All of these high grades added up to a happy bunch of Royals, who paraded off the field with the John E. Clark Trophy as the winner of the matchup of the two rivals who share the same home field.

"The new offense was fine, and the defense made the adjustments we needed to make after halftime,' winning coach Rich Gentile said. "We have people who can run, so we make it tough for a defensive coordinator to try to stop one person. And Rossiter can throw the ball, and when he puts it into (DeAndre Pendergrass') hands, it's tough for someone to cover him.

"The defense stayed together and carried out what they were asked to do, and we're going home with a win.'

Rossiter got the winning touchdown and Kennedy made the saving tackle in the extra period, after Rossiter's 44-yard scoring dash and extra point kick tied the score at 21 6:41 before the end of the fourth quarter.


Midway through the second quarter, when Bonner-Prendergast had a 21-7 lead, it looked like the green and white clad Friars would be doing the victory dance. Joe DePhillipo (15 carries, 118 yards), who was named Bonner-Prendergast's outstanding player, banged over for a couple of scores in the first quarter, and first-time quarterback starter Collin DiGalbo, who threw for 146 yards, hit Tyler Higgins with a short scoring strike 5:25 before halftime.

After the first Bonner-Prendergast touchdown, Upper Darby needed just one play to score as Justin Vendetti took a handoff from Rossiter, started out as if to run a jet sweep, then stood up and fired to a wide open Pendergrass for six points.
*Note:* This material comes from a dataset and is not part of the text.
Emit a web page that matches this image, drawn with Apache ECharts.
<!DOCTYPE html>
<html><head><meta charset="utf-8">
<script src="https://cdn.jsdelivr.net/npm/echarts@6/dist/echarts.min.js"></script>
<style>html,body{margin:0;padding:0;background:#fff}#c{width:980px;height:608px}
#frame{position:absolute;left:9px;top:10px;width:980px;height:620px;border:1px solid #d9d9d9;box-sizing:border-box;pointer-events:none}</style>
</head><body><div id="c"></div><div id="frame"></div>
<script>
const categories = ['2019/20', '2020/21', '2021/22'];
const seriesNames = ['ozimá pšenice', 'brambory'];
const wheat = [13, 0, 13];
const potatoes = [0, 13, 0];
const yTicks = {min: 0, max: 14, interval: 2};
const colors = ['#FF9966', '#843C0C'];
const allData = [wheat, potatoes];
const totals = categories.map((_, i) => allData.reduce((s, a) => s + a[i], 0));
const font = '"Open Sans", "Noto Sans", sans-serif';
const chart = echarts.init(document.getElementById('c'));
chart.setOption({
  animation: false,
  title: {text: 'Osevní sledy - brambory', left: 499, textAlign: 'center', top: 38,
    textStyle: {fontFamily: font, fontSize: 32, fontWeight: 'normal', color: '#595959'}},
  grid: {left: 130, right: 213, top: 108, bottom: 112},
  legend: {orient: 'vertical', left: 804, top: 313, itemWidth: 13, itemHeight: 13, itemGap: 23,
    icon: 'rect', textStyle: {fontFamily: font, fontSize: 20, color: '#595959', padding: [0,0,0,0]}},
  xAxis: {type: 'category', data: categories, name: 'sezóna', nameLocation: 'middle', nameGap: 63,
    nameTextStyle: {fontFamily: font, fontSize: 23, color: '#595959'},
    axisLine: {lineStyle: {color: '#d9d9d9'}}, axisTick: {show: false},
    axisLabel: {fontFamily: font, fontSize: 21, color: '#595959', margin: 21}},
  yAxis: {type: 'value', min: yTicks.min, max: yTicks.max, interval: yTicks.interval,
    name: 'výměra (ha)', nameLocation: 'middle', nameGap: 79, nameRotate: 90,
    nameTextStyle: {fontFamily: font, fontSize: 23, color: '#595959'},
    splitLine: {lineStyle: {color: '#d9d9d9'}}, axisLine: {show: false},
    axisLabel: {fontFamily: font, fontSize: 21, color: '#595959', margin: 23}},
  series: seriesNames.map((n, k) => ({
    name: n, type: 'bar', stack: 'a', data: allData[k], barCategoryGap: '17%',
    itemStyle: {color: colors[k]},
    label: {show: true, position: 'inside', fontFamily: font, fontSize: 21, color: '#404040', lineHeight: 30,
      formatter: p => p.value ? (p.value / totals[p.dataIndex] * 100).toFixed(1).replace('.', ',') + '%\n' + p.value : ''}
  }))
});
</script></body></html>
"I held for a couple of seconds like I was going to block,' said Pendergrass, a third cousin of the late Philadelphia singing legend Teddy Pendergrass. "When they came up, I took off.'

He did that again two plays after some miscommunication on the Bonner-Prendie kickoff pushed the Royals back to their 4-yard line. With the ball at the 5 on second down, Rossiter dropped into the end zone and sent a pass toward midfield that landed in Pendergrass' arms. The speedy receiver did the rest, cutting back as he shed a tackler to complete a 95-yard play.

"It's all focus and concentration,' Pendergrass (four catches, 184 yards) said.

Rossiter's focus and concentration has been on coordinator Eric Ruffenach's new offensive schemes, which helped him earn 144 yards on 19 carries and 132 yards with his five completions.

"I didn't really expect that many yards,' said Rossiter, who won the most valuable player for Upper Darby award. "We had things clicking tonight.'

On the first play of overtime, Rossiter dashed right up the middle for six points. He boomed his fourth consecutive extra point to give Upper Darby a seven-point advantage.

Bonner-Prendergast came back to get into the end zone on the third of DiGalbo's consecutive carries, then Friars coach Greg "Bubba' Bernhardt called a timeout to talk things over with his offensive coaches.

Instead of sending his kicking unit out, Bernhardt went for two points, but DiGalbo was stopped by Kennedy.

"The coaches put an extra guy on the line and moved me over,' said Kennedy, who came to this country from Liberia as a fifth grader and learned to play football in middle school. "I shot the gap, found the ball carrier and tackled him.'

That sounds a little easier than it was for the Royals, who gave up 381 total yards. The key was that only 84 of those yards came in the second half and overtime.

"This win means a lot to us,' Gentile said.